中澤:そうですね。身体にはずっと興味があります。人間の形が好きなんですが、でもその人間の身体の限界を超えようと動いてるパフォーマンス、例えば舞踏家の大野一雄さんや、大道芸人のギリヤーク尼ヶ崎さんの表現に感動します。こうした自分にはできない、拡張された人間の新しい動きをアニメーションで描いていきたいと思っています。そういったところですと画家のフランシス・ベーコンにもずっと関心を持っています。

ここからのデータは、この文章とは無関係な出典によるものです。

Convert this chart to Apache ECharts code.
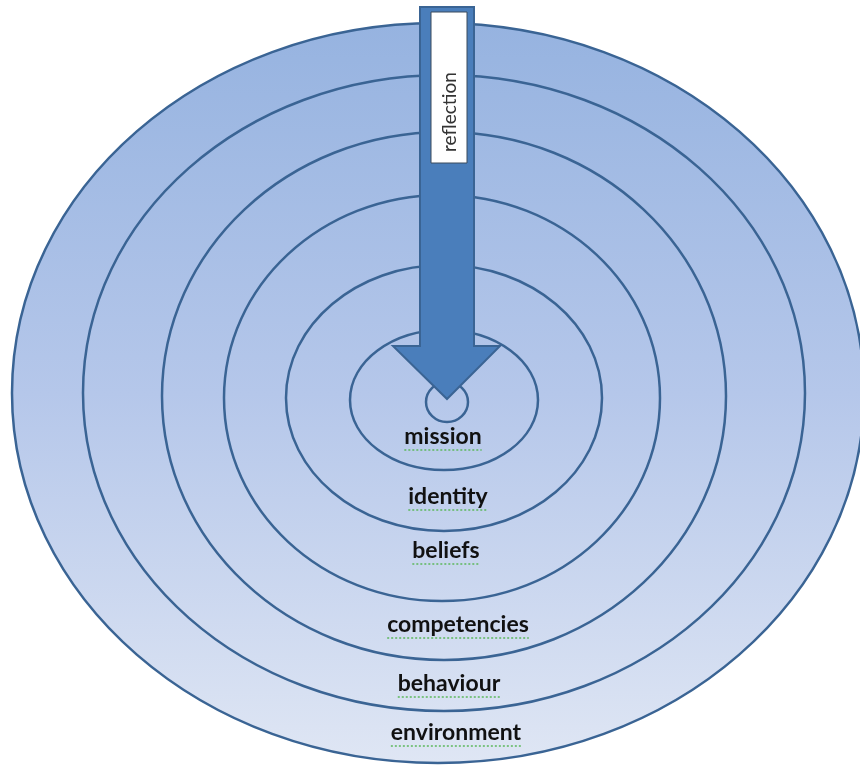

こうした興味をより深めようと、クマ財団の同期でもある花形槙さんとのプロジェクトも構想中です。彼も身体的に拡張された人間について追求しているので、コンセプトを練っています。
展示と上映をめぐって
———展示と映画際それぞれで作品を発表されていますが、どちらのほうがご自身の作風に合っていると思いますか。
中澤:私はドローイングを固めたもの、つまり過去のイメージの断片を観察することができる、時間と厚みの肉体を持った物体と、固められたことでもう2度と見ることができなくなったドローイングをアニメーション化した記憶のような映像を、同じ空間に同時に見せることを重視しています。なのでそれがしやすい展示のほうが自分には合ってるかなと思います。やんばるアートフェスティバル2024-2025では、アニメーションをしゃがんで見る位置に投影しました。自発的に見る体勢にならざるを得ないように映像を設置することで、身体的な鑑賞体験になるのではないかと考えています。

SIAM anima
中澤:ただ上映には展示と違った面白さがありますし、長編は一度作ってみたいなとは思います。音がない上映にも興味があります。それと最近タイで開催された「SIAM anima」という映画祭で、まちだリなさんら同世代でアニメーションを作っている作家と結成したコレクティブ「MOVOP」でプログラムのキュレーションを行いました。MOVOPは映画祭がアニメーション作品の主な発表場所となることに疑問を感じ発足したコレクティブなこともあり、今回のプログラムは展示でも作品を発表する作家の作品を選出し、だからこそ可能となる新しい鑑賞体験を目指しました。この映画祭も若手の作家によって企画、運営されており、アニメーションの可能性を広げるようなプログラムにしてほしいとのことで、MOVOPに依頼をいただきました。私個人としても展示とワークショップ、それと審査を行い、あらゆる視点からアニメーションを見つめ直すとても良いきっかけとなりました。
近年の活動を通じて、自身が無意識のうちに扱ってきたアニメーションというメディウムを改めて見つめ直し、どのような環境を設定すれば鑑賞者に身体的な鑑賞体験をもたらすことができるのかを考えるようになりました。MOVOPの活動や、今回の映画祭参加をきっかけとして自分で企画することも面白くなってきたので、これからもいろんな動きをしていきたいと思います。